Poll: Predict Inflation Rate One Year From Now Quote
12-21-2021 , 09:07 AM
It's clearly a matter of debate as to whether or not people think the government's CPI is honest or not. I don't think it is. You or others may think it is. Ok, that's fine. You say 2% I say 6%. Whatever.

So I think the relative rates of inflation are higher than posted. But I also never at any point in the past (2010 era) thought inflation was going to spiral out of control (for example, you saying 7% I say 13%) because there was no very solid evidence of that being the case.

But when you inject trillions into an economy that's stagnated, that's really basic level econ 101 stuff. There's really no other option. I don't think making these calls in the past or present were that difficult at all.
Poll: Predict Inflation Rate One Year From Now Quote
12-21-2021 , 11:53 AM
Who cares about CPI? I already linked to the billion prices index. Their method is fully public and you can check it yourself. You look silly when you just take on some sort of religious faith that inflation must be higher than the. billion prices index when they show a detailed calculation that can be followed step by step and you have nothing.
Poll: Predict Inflation Rate One Year From Now Quote
12-21-2021 , 03:15 PM
Quote:
Originally Posted by ecriture d'adulte
Who cares about CPI? I already linked to the billion prices index. Their method is fully public and you can check it yourself. You look silly when you just take on some sort of religious faith that inflation must be higher than the. billion prices index when they show a detailed calculation that can be followed step by step and you have nothing.
Are you saying assets inflation does not exist and should not be accounted for?

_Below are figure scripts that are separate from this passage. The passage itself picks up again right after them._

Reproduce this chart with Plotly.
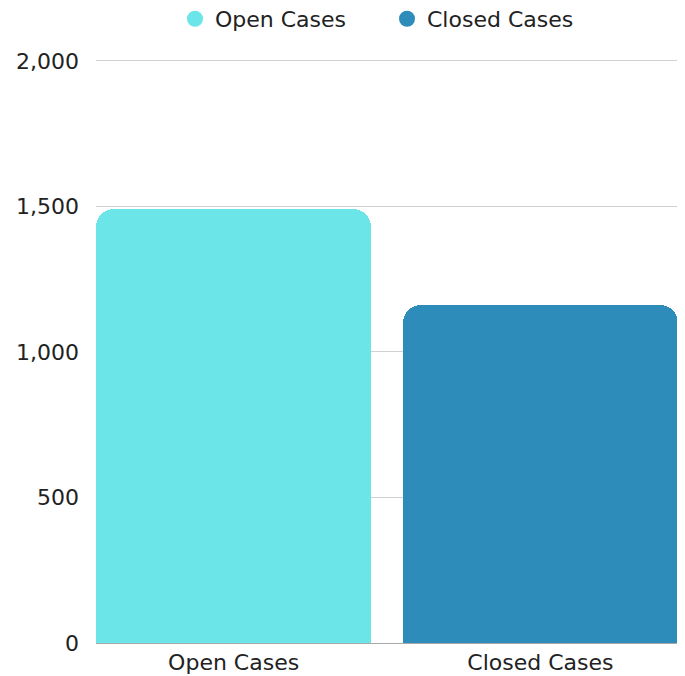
import plotly.graph_objects as go

categories = ["Open Cases", "Closed Cases"]
values = [1490, 1160]
colors = ["#6be5e8", "#2e8cba"]
y_ticks = [0, 500, 1000, 1500, 2000]

FONT = "DejaVu Sans"

fig = go.Figure()
for i, (cat, val, col) in enumerate(zip(categories, values, colors)):
    fig.add_trace(go.Bar(
        x=[i], y=[val], width=0.897,
        marker=dict(color=col, cornerradius=18, line=dict(width=0)),
        name=cat, showlegend=False,
        hoverinfo="skip",
    ))
for cat, col in zip(categories, colors):
    fig.add_trace(go.Scatter(
        x=[None], y=[None], mode="markers", name=cat,
        marker=dict(symbol="circle", color=col, size=22),
    ))

fig.update_layout(
    width=677, height=668,
    margin=dict(l=88, r=7, t=50, b=33, autoexpand=False),
    plot_bgcolor="white", paper_bgcolor="white",
    font=dict(family=FONT, size=22, color="#222222"),
    showlegend=True,
    legend=dict(orientation="h", x=0.5, xanchor="center", y=1.0667, yanchor="middle",
                font=dict(size=22), itemsizing="trace", traceorder="normal",
                entrywidth=167, entrywidthmode="pixels"),
    xaxis=dict(
        range=[-0.4487, 1.4487],
        tickmode="array", tickvals=[0, 1], ticktext=categories,
        showgrid=False, zeroline=False, showline=False, ticks="",
        ticklabelstandoff=4, automargin=False,
        fixedrange=True,
    ),
    yaxis=dict(
        range=[0, 2010],
        tickmode="array", tickvals=y_ticks, tickformat=",",
        showgrid=True, gridcolor="#d0d0d0", gridwidth=1,
        zeroline=True, zerolinecolor="#a8a8a8", zerolinewidth=1,
        showline=False, ticks="", ticklabelstandoff=16, automargin=False,
    ),
    bargap=0,
)

fig.write_html("out.html")
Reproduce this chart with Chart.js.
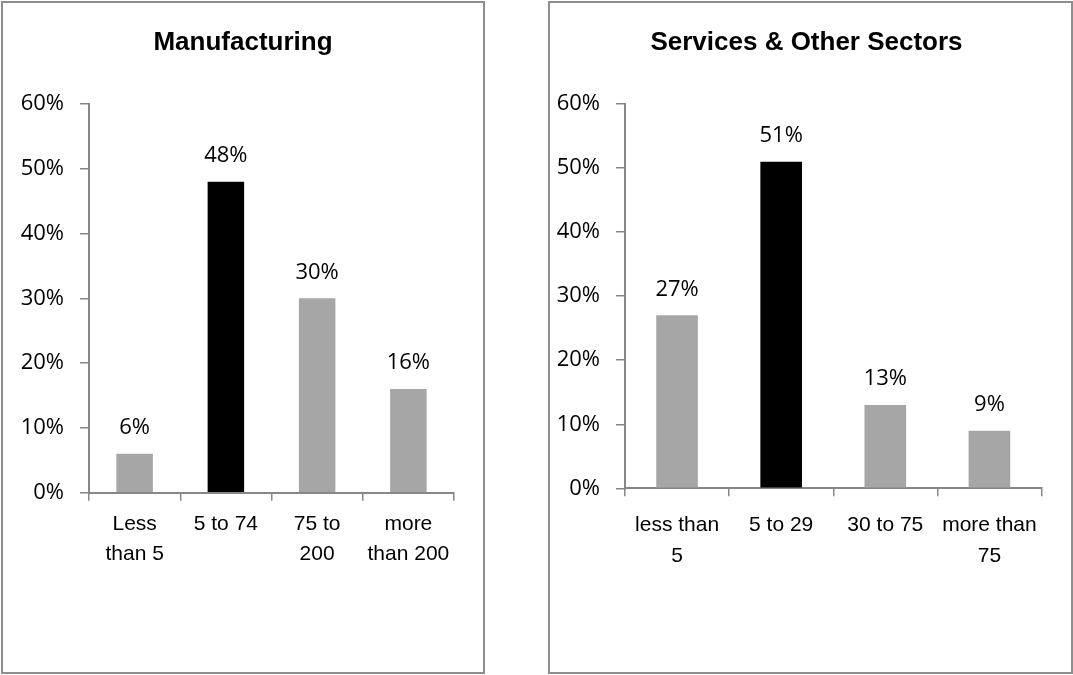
<!DOCTYPE html>
<html>
<head>
<meta charset="utf-8">
<script src="https://cdn.jsdelivr.net/npm/chart.js@4"></script>
<style>
    body { margin: 0; background: #fff; width: 1073px; height: 675px; position: relative; overflow: hidden; }
    .panel { position: absolute; box-sizing: border-box; border: 2px solid #8e8e8e; }
    .chart-box { position: absolute; top: 0; }
</style>
</head>
<body>
<div class="panel" style="left:1px; top:1px; width:484px; height:673px;"></div>
<div class="panel" style="left:548px; top:1px; width:525px; height:673px;"></div>
<div class="chart-box" style="left:0px;"><canvas id="mfg-chart" width="486" height="675"></canvas></div>
<div class="chart-box" style="left:540px;"><canvas id="svc-chart" width="533" height="675"></canvas></div>

<script>
// 製造業：従業員規模別の割合(%)
const mfgLabels = [['Less', 'than 5'], '5 to 74', ['75 to', '200'], ['more', 'than 200']];
const mfgShares = [6, 48, 30, 16];

// サービス業・その他：従業員規模別の割合(%)
const svcLabels = [['less than', '5'], '5 to 29', '30 to 75', ['more than', '75']];
const svcShares = [27, 51, 13, 9];

// Y軸目盛り
const yMin = 0;
const yMax = 60;
const yStep = 10;

const GRAY = '#a6a6a6';
const BLACK = '#000000';
const AXIS = '#878787';

Chart.defaults.font.family = '"Open Sans", sans-serif';
Chart.defaults.color = '#000';

// バーの上に値ラベルを描く(datalabels プラグインの代わり)
const valueLabels = {
    id: 'valueLabels',
    afterDatasetsDraw(chart) {
        const ctx = chart.ctx;
        const meta = chart.getDatasetMeta(0);
        const values = chart.data.datasets[0].data;
        ctx.save();
        ctx.font = '22px "Open Sans", sans-serif';
        ctx.fillStyle = '#000';
        ctx.textAlign = 'center';
        ctx.textBaseline = 'middle';
        meta.data.forEach((bar, i) => {
            ctx.fillText(values[i] + '%', bar.x, bar.y - 26);
        });
        ctx.restore();
    }
};

// タイトルは右 padding に関係なくキャンバス全幅の中央に置く
const centerTitle = {
    id: 'centerTitle',
    afterLayout(chart) {
        const block = chart.titleBlock;
        if (!block) return;
        block.left = 0;
        block.right = chart.width;
        block.width = chart.width;
    }
};

/**
 * 1パネル分の棒グラフを作る
 * box: チャート領域を決める寸法 (yAxisWidth, xAxisHeight, rightPad, labelPad, lineHeight)
 */
function makeChart(canvasId, title, labels, values, box) {
    const ctx = document.getElementById(canvasId).getContext('2d');
    return new Chart(ctx, {
        type: 'bar',
        data: {
            labels,
            datasets: [{
                data: values,
                backgroundColor: values.map((v, i) => i === 1 ? BLACK : GRAY),
                barPercentage: 0.8,
                categoryPercentage: 0.5
            }]
        },
        options: {
            responsive: false,
            animation: false,
            layout: { padding: { left: 0, right: box.rightPad, top: 0, bottom: 0 } },
            plugins: {
                legend: { display: false },
                tooltip: { enabled: false },
                title: {
                    display: true,
                    text: title,
                    color: '#000',
                    font: { family: '"Liberation Sans", Arial, sans-serif', size: 26, weight: 'bold', lineHeight: 1.2 },
                    padding: { top: 27.4, bottom: 104 - 27.4 - 31.2 }
                }
            },
            scales: {
                x: {
                    grid: { drawOnChartArea: false, drawTicks: true, tickLength: 8, color: AXIS, lineWidth: 1.5, offset: true },
                    border: { color: AXIS, width: 2 },
                    ticks: {
                        color: '#000',
                        padding: box.labelPad,
                        maxRotation: 0,
                        autoSkip: false,
                        font: { family: '"Liberation Sans", Arial, sans-serif', size: 21, lineHeight: box.lineHeight + 'px' }
                    },
                    afterFit: scale => { scale.height = box.xAxisHeight; }
                },
                y: {
                    min: yMin,
                    max: yMax,
                    grid: { drawOnChartArea: false, drawTicks: true, tickLength: 9, color: AXIS, lineWidth: 1.5 },
                    border: { color: AXIS, width: 2 },
                    ticks: {
                        stepSize: yStep,
                        padding: 16,
                        color: '#000',
                        font: { size: 22 },
                        callback: v => v + '%'
                    },
                    afterFit: scale => { scale.width = box.yAxisWidth; }
                }
            }
        },
        plugins: [valueLabels, centerTitle]
    });
}

document.addEventListener('DOMContentLoaded', () => {
    makeChart('mfg-chart', 'Manufacturing', mfgLabels, mfgShares,
        { yAxisWidth: 89, xAxisHeight: 675 - 492.7, rightPad: 486 - 454, labelPad: 9, lineHeight: 30 });
    makeChart('svc-chart', 'Services & Other Sectors', svcLabels, svcShares,
        { yAxisWidth: 85, xAxisHeight: 675 - 488.3, rightPad: 533 - 501.5, labelPad: 13, lineHeight: 31 });
});
</script>
</body>
</html>
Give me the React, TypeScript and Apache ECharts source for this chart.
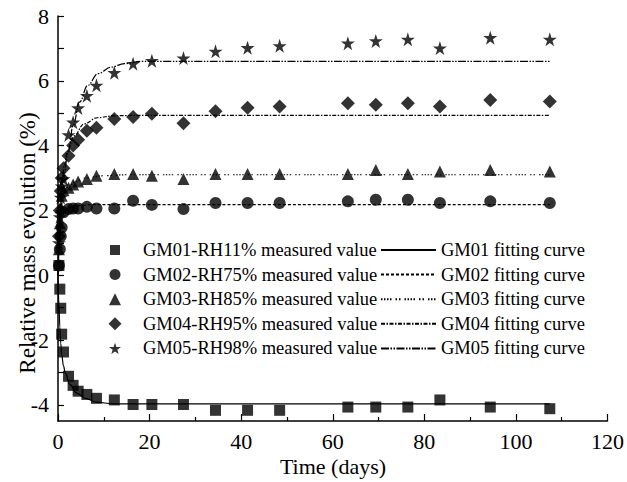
import React, { useEffect, useRef } from "react";
import * as echarts from "echarts";

const days = [0.2, 0.4, 0.6, 0.8, 1.2, 2.3, 3.3, 4.4, 6.3, 8.4, 12.3, 16.4, 20.5, 27.4, 34.4, 41.4, 48.4, 63.3, 69.4, 76.4, 83.4, 94.4, 107.4];
const gm01Measured = [0.3, -0.43, -1.02, -1.82, -2.37, -3.12, -3.4, -3.58, -3.68, -3.8, -3.85, -3.99, -3.99, -3.99, -4.17, -4.17, -4.17, -4.07, -4.07, -4.07, -3.85, -4.07, -4.12];
const gm02Measured = [0.3, 0.8, 1.2, 1.47, 1.94, 2.04, 2.06, 2.06, 2.11, 2.06, 2.06, 2.3, 2.17, 2.04, 2.23, 2.23, 2.23, 2.28, 2.33, 2.33, 2.23, 2.28, 2.23];
const gm03Measured = [0.8, 1.6, 2.1, 2.45, 2.62, 2.7, 2.8, 2.89, 2.97, 3.07, 3.12, 3.12, 3.07, 2.97, 3.12, 3.12, 3.12, 3.12, 3.25, 3.12, 3.2, 3.25, 3.2];
const gm04Measured = [1.2, 2.0, 2.6, 3.0, 3.3, 3.69, 4.0, 4.18, 4.46, 4.55, 4.82, 4.88, 4.98, 4.69, 5.06, 5.17, 5.21, 5.31, 5.26, 5.31, 5.21, 5.41, 5.36];
const gm05Measured = [1.0, 1.8, 2.4, 2.75, 2.97, 4.33, 4.72, 5.16, 5.54, 5.86, 6.25, 6.53, 6.62, 6.7, 6.91, 7.02, 7.08, 7.16, 7.23, 7.28, 7.01, 7.33, 7.28];

const fit01Days = [0, 0.2, 0.4, 0.6, 0.8, 1.2, 1.6, 2.6, 4, 6, 8.4, 12, 16, 107.4];
const fit01 = [0, -0.9, -1.6, -2.1, -2.45, -2.8, -3.02, -3.37, -3.63, -3.8, -3.92, -3.97, -3.97, -3.97];
const fit02Days = [0, 0.2, 0.5, 1, 2, 4, 8, 107.4];
const fit02 = [0, 0.7, 1.4, 1.85, 2.08, 2.15, 2.18, 2.18];
const fit03Days = [0, 0.2, 0.5, 1, 2, 4, 6, 10, 15, 107.4];
const fit03 = [0, 0.9, 1.8, 2.4, 2.7, 2.9, 3.0, 3.07, 3.1, 3.1];
const fit04Days = [0, 0.3, 0.6, 0.9, 1.4, 2, 3.5, 5.7, 8.6, 12.2, 16, 107.4];
const fit04 = [0, 1.2, 2.2, 2.9, 3.4, 3.8, 4.3, 4.67, 4.86, 4.92, 4.93, 4.93];
const fit05Days = [0, 0.3, 0.6, 1.1, 2.2, 3.3, 4.7, 6.5, 8.7, 11.6, 14.5, 18.2, 107.4];
const fit05 = [0, 1.0, 1.8, 2.87, 3.79, 4.62, 5.34, 5.86, 6.22, 6.42, 6.53, 6.6, 6.6];

const measuredNames = [
  "GM01-RH11% measured value",
  "GM02-RH75% measured value",
  "GM03-RH85% measured value",
  "GM04-RH95% measured value",
  "GM05-RH98% measured value",
];
const fitNames = [
  "GM01 fitting curve",
  "GM02 fitting curve",
  "GM03 fitting curve",
  "GM04 fitting curve",
  "GM05 fitting curve",
];
const yLabelValues = [-4, -2, 0, 2, 4, 6, 8];
const yTickValues = [-4, -3, -2, -1, 0, 1, 2, 3, 4, 5, 6, 7, 8];

const STAR = "path://M50,0 L61.2,34.5 L97.6,34.5 L68.2,55.9 L79.4,90.5 L50,69.1 L20.6,90.5 L31.8,55.9 L2.4,34.5 L38.8,34.5 Z";
const FONT = "Liberation Serif";

export default function App() {
  const ref = useRef<HTMLDivElement>(null);
  useEffect(() => {
    if (!ref.current) return;
    const chart = echarts.init(ref.current, undefined, { renderer: "svg" });
    const measured = [gm01Measured, gm02Measured, gm03Measured, gm04Measured, gm05Measured];
    const symbols = ["rect", "circle", "triangle", "diamond", STAR];
    const sizes = [11, 12, 12, 14, 14];
    const legendSizes = [10, 11, 12, 13, 12];
    const fits: [number[], number[]][] = [
      [fit01Days, fit01],
      [fit02Days, fit02],
      [fit03Days, fit03],
      [fit04Days, fit04],
      [fit05Days, fit05],
    ];
    const dashes: any[] = [
      "solid",
      [3, 2],
      [1.5, 1.5, 1.5, 1.5, 1.5, 1.5, 1.5, 4, 1.5, 2, 1.5, 4],
      [4, 1.5, 1.5, 1.5],
      [8, 1.5, 1.5, 1.5, 1.5, 1.5],
    ];
    const series: any[] = [];
    measured.forEach((vals, i) => {
      series.push({
        name: measuredNames[i],
        type: "scatter",
        symbol: symbols[i],
        symbolSize: sizes[i],
        itemStyle: { color: "#000" },
        data: days.map((d, j) => [d, vals[j]]),
        z: 3,
      });
    });
    fits.forEach(([xs, ys], i) => {
      series.push({
        name: fitNames[i],
        type: "line",
        symbol: "none",
        showSymbol: false,
        symbolSize: 0,
        smooth: 0.4,
        smoothMonotone: "x",
        lineStyle: { color: "#000", width: 1.2, type: dashes[i] },
        itemStyle: { color: "#000" },
        data: xs.map((d, j) => [d, ys[j]]),
        z: 2,
      });
    });
    const legendText = { fontFamily: FONT, fontSize: 18.5, color: "#000", lineHeight: 20 };
    const leftLegends = measuredNames.map((n, i) => ({
      data: [{ name: n, icon: symbols[i] }],
      orient: "vertical",
      left: 110 - legendSizes[i] / 2,
      top: 235 + i * 24.6,
      itemWidth: legendSizes[i],
      itemHeight: legendSizes[i],
      selectedMode: false,
      textStyle: { ...legendText, padding: [0, 0, 0, 23 - legendSizes[i] / 2] },
    }));
    chart.setOption({
      animation: false,
      grid: { left: 58, right: 19, top: 16, bottom: 61, containLabel: false },
      legend: [
        ...leftLegends,
        {
          data: fitNames,
          orient: "vertical",
          left: 375,
          top: 235,
          itemWidth: 55,
          itemHeight: 12,
          itemGap: 4.6,
          selectedMode: false,
          itemStyle: { color: "rgba(0,0,0,0)", borderWidth: 0, opacity: 0 },
          textStyle: legendText,
        },
      ],
      xAxis: {
        type: "value",
        min: 0,
        max: 120,
        interval: 20,
        axisLine: { onZero: false, lineStyle: { color: "#000", width: 1.5 } },
        axisTick: { inside: true, length: 7, lineStyle: { color: "#000", width: 1.2 } },
        minorTick: { show: true, splitNumber: 2, length: 4, lineStyle: { color: "#000", width: 1.2 } },
        axisLabel: { fontFamily: FONT, fontSize: 22, color: "#000", margin: 9 },
        splitLine: { show: false },
      },
      yAxis: {
        type: "value",
        min: -4.5,
        max: 8,
        axisLine: { show: true, onZero: false, lineStyle: { color: "#000", width: 1.5 } },
        axisTick: {
          show: true,
          inside: true,
          length: 6,
          customValues: yTickValues,
          lineStyle: { color: "#000", width: 1.2 },
        },
        axisLabel: {
          fontFamily: FONT,
          fontSize: 22,
          color: "#000",
          margin: 9,
          customValues: yLabelValues,
        },
        splitLine: { show: false },
      },
      graphic: [
        {
          type: "text",
          x: 27,
          y: 243,
          rotation: Math.PI / 2,
          style: {
            text: "Relative mass evolution (%)",
            fontFamily: FONT,
            fontSize: 23,
            fill: "#000",
            textAlign: "center",
            textVerticalAlign: "middle",
          },
        },
        {
          type: "text",
          x: 333,
          y: 466,
          style: {
            text: "Time (days)",
            fontFamily: FONT,
            fontSize: 22,
            fill: "#000",
            textAlign: "center",
            textVerticalAlign: "middle",
          },
        },
      ],
      series,
    });
    return () => chart.dispose();
  }, []);
  return (
    <div
      ref={ref}
      style={{ position: "fixed", left: 0, top: 0, width: 627, height: 482, background: "#fff" }}
    />
  );
}
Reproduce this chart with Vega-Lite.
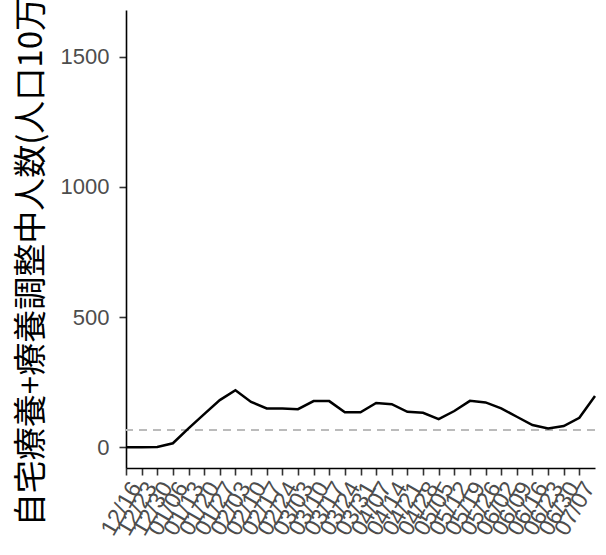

At this point talk is cheap, do you own a house? Do you own assets?
Poll: Predict Inflation Rate One Year From Now Quote
12-21-2021 , 06:06 PM
The billion prices index does not account for rent, food, and energy inflation, just consumer trinkets that get purchased at online retailers. Rent, food, and energy are the things working class people must pay for in order to not be homeless. Pretentious gaslighting public sector parasites, those are the only types of people that defend government inflation figures. They fear losing those generous pensions and make work salaries if the plebs ever wake up and demand the Fed return to price stability of the dollar.